EXERCISE DESCRIPTION: Exclude the pictures and return every line exactly as written.

MATERIAL:
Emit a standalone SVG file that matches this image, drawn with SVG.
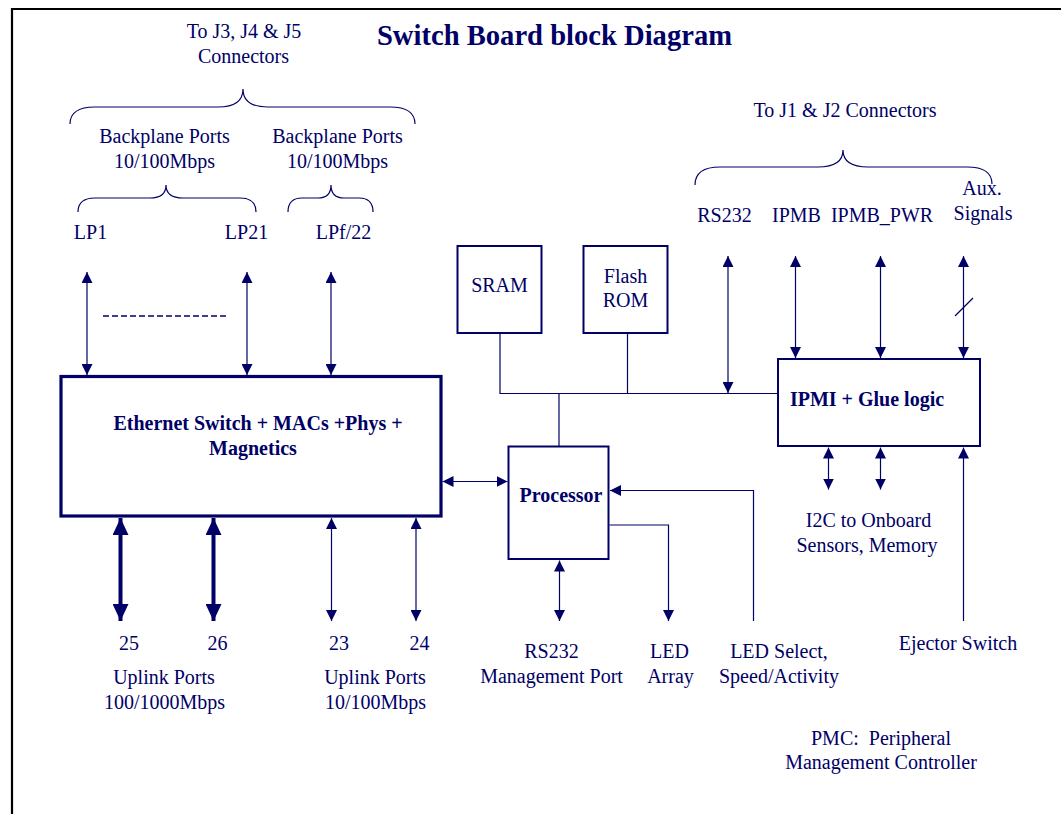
<svg xmlns="http://www.w3.org/2000/svg" width="1061" height="814" viewBox="0 0 1061 814">
<style>
text{font-family:"Liberation Serif","Times New Roman",serif;fill:#000066;font-size:20px;text-anchor:middle}
.b{font-weight:bold}
.t{font-size:28.6px;font-weight:bold}
.pre{white-space:pre}
.box{fill:#fff;stroke:#000066}
.ln{fill:none;stroke:#000066;stroke-width:1.2}
.dbl{marker-start:url(#ah);marker-end:url(#ah)}
.end{marker-end:url(#ah)}
.thick{fill:none;stroke:#000066;stroke-width:4;marker-start:url(#ahb);marker-end:url(#ahb)}
.brace{fill:none;stroke:#000066;stroke-width:1.2}
</style>
<defs>
<marker id="ah" markerUnits="userSpaceOnUse" markerWidth="11" markerHeight="11" refX="11" refY="5.5" orient="auto-start-reverse" viewBox="0 0 11 11">
<path d="M0,0 L11,5.5 L0,11 z" fill="#000066"/>
</marker>
<marker id="ahb" markerUnits="userSpaceOnUse" markerWidth="17" markerHeight="16" refX="17" refY="8" orient="auto-start-reverse" viewBox="0 0 17 16">
<path d="M0,0 L17,8 L0,16 z" fill="#000066"/>
</marker>
</defs>
<rect width="1061" height="814" fill="#fff"/>
<path d="M12,814 L12,9 L1061,9" fill="none" stroke="#000" stroke-width="2.2"/>

<text class="t" x="554.5" y="45">Switch Board block Diagram</text>

<g id="labels-top-left">
<text x="244" y="38">To J3, J4 &amp; J5</text>
<text x="243.5" y="62.5">Connectors</text>
<text x="164.5" y="142.5">Backplane Ports</text>
<text x="164.5" y="167.5">10/100Mbps</text>
<text x="337.5" y="142.5">Backplane Ports</text>
<text x="337.5" y="167.5">10/100Mbps</text>
<text x="90.5" y="239">LP1</text>
<text x="246.5" y="239">LP21</text>
<text x="343.5" y="239">LPf/22</text>
</g>
<g id="braces">
<path class="brace" d="M70,124 Q70,107 95,107 L218,107 Q243,107 243,89 Q243,107 268,107 L390,107 Q415,107 415,124"/>
<path class="brace" d="M78,212 Q78,198 95,198 L150,198 Q166,198 166,185 Q166,198 183,198 L240,198 Q256,198 256,212"/>
<path class="brace" d="M288,212 Q288,198 302,198 L318,198 Q331,198 331,185 Q331,198 344,198 L359,198 Q373,198 373,212"/>
<path class="brace" d="M695,185 Q695,167 720,167 L818,167 Q843,167 843,150 Q843,167 868,167 L967,167 Q992,167 992,184"/>
</g>
<g id="labels-top-right">
<text x="845" y="117">To J1 &amp; J2 Connectors</text>
<text x="724.5" y="221.5">RS232</text>
<text x="796.5" y="221.5">IPMB</text>
<text x="882" y="221.5">IPMB_PWR</text>
<text x="982" y="195">Aux.</text>
<text x="983" y="220">Signals</text>
</g>

<g id="ethernet">
<rect class="box" x="61" y="376.5" width="380" height="139.5" stroke-width="3.2"/>
<text class="b" x="258" y="430">Ethernet Switch + MACs +Phys +</text>
<text class="b" x="253" y="455">Magnetics</text>
</g>
<g id="sram">
<rect class="box" x="457.5" y="246" width="84" height="87" stroke-width="2"/>
<text x="499.5" y="292">SRAM</text>
</g>
<g id="flash">
<rect class="box" x="583.5" y="246" width="84" height="87" stroke-width="2"/>
<text x="625.5" y="283">Flash</text>
<text x="625.5" y="307">ROM</text>
</g>
<g id="processor">
<rect class="box" x="508.5" y="446.5" width="100" height="112.5" stroke-width="2"/>
<text class="b" x="561" y="502">Processor</text>
</g>
<g id="ipmi">
<rect class="box" x="778" y="359" width="202" height="87" stroke-width="2"/>
<text class="b" x="867" y="406">IPMI + Glue logic</text>
</g>

<g id="connectors">
<line class="ln dbl" x1="87" y1="272" x2="87" y2="375"/>
<line class="ln dbl" x1="247" y1="272" x2="247" y2="375"/>
<line class="ln dbl" x1="331" y1="272" x2="331" y2="375"/>
<line x1="103" y1="316" x2="228" y2="316" stroke="#000066" stroke-width="1.4" stroke-dasharray="6,3"/>
<line class="thick" x1="120.5" y1="518" x2="120.5" y2="621"/>
<line class="thick" x1="213.5" y1="518" x2="213.5" y2="621"/>
<line class="ln dbl" x1="331.5" y1="518" x2="331.5" y2="621"/>
<line class="ln dbl" x1="416" y1="518" x2="416" y2="621"/>
<line class="ln dbl" x1="442.5" y1="481.5" x2="507.5" y2="481.5"/>
<polyline class="ln" points="500,333 500,393.5 778,393.5"/>
<line class="ln" x1="627.5" y1="333" x2="627.5" y2="393.5"/>
<line class="ln" x1="559" y1="393.5" x2="559" y2="446"/>
<line class="ln dbl" x1="728" y1="256" x2="728" y2="393"/>
<line class="ln dbl" x1="795.5" y1="256" x2="795.5" y2="358"/>
<line class="ln dbl" x1="880.5" y1="256" x2="880.5" y2="358"/>
<line class="ln dbl" x1="963.5" y1="256" x2="963.5" y2="358"/>
<line class="ln" x1="955" y1="316" x2="973" y2="298"/>
<line class="ln dbl" x1="828.5" y1="447.5" x2="828.5" y2="489.5"/>
<line class="ln dbl" x1="880.5" y1="447.5" x2="880.5" y2="489.5"/>
<line class="ln end" x1="963.5" y1="621" x2="963.5" y2="447.5"/>
<line class="ln dbl" x1="559.5" y1="560.5" x2="559.5" y2="621"/>
<polyline class="ln end" points="609.5,525 668.5,525 668.5,621"/>
<polyline class="ln end" points="753.5,621 753.5,490.5 610,490.5"/>
</g>

<g id="labels-bottom">
<text x="129" y="650">25</text>
<text x="217.5" y="650">26</text>
<text x="339" y="650">23</text>
<text x="419.5" y="650">24</text>
<text x="164" y="683.5">Uplink Ports</text>
<text x="164.5" y="708.5">100/1000Mbps</text>
<text x="375" y="683.5">Uplink Ports</text>
<text x="375.5" y="708.5">10/100Mbps</text>
<text x="551.5" y="658">RS232</text>
<text x="551.5" y="682.5">Management Port</text>
<text x="669.5" y="658">LED</text>
<text x="670.5" y="682.5">Array</text>
<text x="779" y="658">LED Select,</text>
<text x="779" y="682.5">Speed/Activity</text>
<text x="868.5" y="527">I2C to Onboard</text>
<text x="867" y="551.5">Sensors, Memory</text>
<text x="958" y="650">Ejector Switch</text>
<text class="pre" x="881" y="745">PMC:  Peripheral</text>
<text x="881" y="769">Management Controller</text>
</g>
</svg>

SOLUTION TO THE EXERCISE:
Emit a standalone SVG file that matches this image, drawn with SVG.
<svg xmlns="http://www.w3.org/2000/svg" width="1061" height="814" viewBox="0 0 1061 814">
<style>
text{font-family:"Liberation Serif","Times New Roman",serif;fill:#000066;font-size:20px;text-anchor:middle}
.b{font-weight:bold}
.t{font-size:28.6px;font-weight:bold}
.pre{white-space:pre}
.box{fill:#fff;stroke:#000066}
.ln{fill:none;stroke:#000066;stroke-width:1.2}
.dbl{marker-start:url(#ah);marker-end:url(#ah)}
.end{marker-end:url(#ah)}
.thick{fill:none;stroke:#000066;stroke-width:4;marker-start:url(#ahb);marker-end:url(#ahb)}
.brace{fill:none;stroke:#000066;stroke-width:1.2}
</style>
<defs>
<marker id="ah" markerUnits="userSpaceOnUse" markerWidth="11" markerHeight="11" refX="11" refY="5.5" orient="auto-start-reverse" viewBox="0 0 11 11">
<path d="M0,0 L11,5.5 L0,11 z" fill="#000066"/>
</marker>
<marker id="ahb" markerUnits="userSpaceOnUse" markerWidth="17" markerHeight="16" refX="17" refY="8" orient="auto-start-reverse" viewBox="0 0 17 16">
<path d="M0,0 L17,8 L0,16 z" fill="#000066"/>
</marker>
</defs>
<rect width="1061" height="814" fill="#fff"/>
<path d="M12,814 L12,9 L1061,9" fill="none" stroke="#000" stroke-width="2.2"/>

<text class="t" x="554.5" y="45">Switch Board block Diagram</text>

<g id="labels-top-left">
<text x="244" y="38">To J3, J4 &amp; J5</text>
<text x="243.5" y="62.5">Connectors</text>
<text x="164.5" y="142.5">Backplane Ports</text>
<text x="164.5" y="167.5">10/100Mbps</text>
<text x="337.5" y="142.5">Backplane Ports</text>
<text x="337.5" y="167.5">10/100Mbps</text>
<text x="90.5" y="239">LP1</text>
<text x="246.5" y="239">LP21</text>
<text x="343.5" y="239">LPf/22</text>
</g>
<g id="braces">
<path class="brace" d="M70,124 Q70,107 95,107 L218,107 Q243,107 243,89 Q243,107 268,107 L390,107 Q415,107 415,124"/>
<path class="brace" d="M78,212 Q78,198 95,198 L150,198 Q166,198 166,185 Q166,198 183,198 L240,198 Q256,198 256,212"/>
<path class="brace" d="M288,212 Q288,198 302,198 L318,198 Q331,198 331,185 Q331,198 344,198 L359,198 Q373,198 373,212"/>
<path class="brace" d="M695,185 Q695,167 720,167 L818,167 Q843,167 843,150 Q843,167 868,167 L967,167 Q992,167 992,184"/>
</g>
<g id="labels-top-right">
<text x="845" y="117">To J1 &amp; J2 Connectors</text>
<text x="724.5" y="221.5">RS232</text>
<text x="796.5" y="221.5">IPMB</text>
<text x="882" y="221.5">IPMB_PWR</text>
<text x="982" y="195">Aux.</text>
<text x="983" y="220">Signals</text>
</g>

<g id="ethernet">
<rect class="box" x="61" y="376.5" width="380" height="139.5" stroke-width="3.2"/>
<text class="b" x="258" y="430">Ethernet Switch + MACs +Phys +</text>
<text class="b" x="253" y="455">Magnetics</text>
</g>
<g id="sram">
<rect class="box" x="457.5" y="246" width="84" height="87" stroke-width="2"/>
<text x="499.5" y="292">SRAM</text>
</g>
<g id="flash">
<rect class="box" x="583.5" y="246" width="84" height="87" stroke-width="2"/>
<text x="625.5" y="283">Flash</text>
<text x="625.5" y="307">ROM</text>
</g>
<g id="processor">
<rect class="box" x="508.5" y="446.5" width="100" height="112.5" stroke-width="2"/>
<text class="b" x="561" y="502">Processor</text>
</g>
<g id="ipmi">
<rect class="box" x="778" y="359" width="202" height="87" stroke-width="2"/>
<text class="b" x="867" y="406">IPMI + Glue logic</text>
</g>

<g id="connectors">
<line class="ln dbl" x1="87" y1="272" x2="87" y2="375"/>
<line class="ln dbl" x1="247" y1="272" x2="247" y2="375"/>
<line class="ln dbl" x1="331" y1="272" x2="331" y2="375"/>
<line x1="103" y1="316" x2="228" y2="316" stroke="#000066" stroke-width="1.4" stroke-dasharray="6,3"/>
<line class="thick" x1="120.5" y1="518" x2="120.5" y2="621"/>
<line class="thick" x1="213.5" y1="518" x2="213.5" y2="621"/>
<line class="ln dbl" x1="331.5" y1="518" x2="331.5" y2="621"/>
<line class="ln dbl" x1="416" y1="518" x2="416" y2="621"/>
<line class="ln dbl" x1="442.5" y1="481.5" x2="507.5" y2="481.5"/>
<polyline class="ln" points="500,333 500,393.5 778,393.5"/>
<line class="ln" x1="627.5" y1="333" x2="627.5" y2="393.5"/>
<line class="ln" x1="559" y1="393.5" x2="559" y2="446"/>
<line class="ln dbl" x1="728" y1="256" x2="728" y2="393"/>
<line class="ln dbl" x1="795.5" y1="256" x2="795.5" y2="358"/>
<line class="ln dbl" x1="880.5" y1="256" x2="880.5" y2="358"/>
<line class="ln dbl" x1="963.5" y1="256" x2="963.5" y2="358"/>
<line class="ln" x1="955" y1="316" x2="973" y2="298"/>
<line class="ln dbl" x1="828.5" y1="447.5" x2="828.5" y2="489.5"/>
<line class="ln dbl" x1="880.5" y1="447.5" x2="880.5" y2="489.5"/>
<line class="ln end" x1="963.5" y1="621" x2="963.5" y2="447.5"/>
<line class="ln dbl" x1="559.5" y1="560.5" x2="559.5" y2="621"/>
<polyline class="ln end" points="609.5,525 668.5,525 668.5,621"/>
<polyline class="ln end" points="753.5,621 753.5,490.5 610,490.5"/>
</g>

<g id="labels-bottom">
<text x="129" y="650">25</text>
<text x="217.5" y="650">26</text>
<text x="339" y="650">23</text>
<text x="419.5" y="650">24</text>
<text x="164" y="683.5">Uplink Ports</text>
<text x="164.5" y="708.5">100/1000Mbps</text>
<text x="375" y="683.5">Uplink Ports</text>
<text x="375.5" y="708.5">10/100Mbps</text>
<text x="551.5" y="658">RS232</text>
<text x="551.5" y="682.5">Management Port</text>
<text x="669.5" y="658">LED</text>
<text x="670.5" y="682.5">Array</text>
<text x="779" y="658">LED Select,</text>
<text x="779" y="682.5">Speed/Activity</text>
<text x="868.5" y="527">I2C to Onboard</text>
<text x="867" y="551.5">Sensors, Memory</text>
<text x="958" y="650">Ejector Switch</text>
<text class="pre" x="881" y="745">PMC:  Peripheral</text>
<text x="881" y="769">Management Controller</text>
</g>
</svg>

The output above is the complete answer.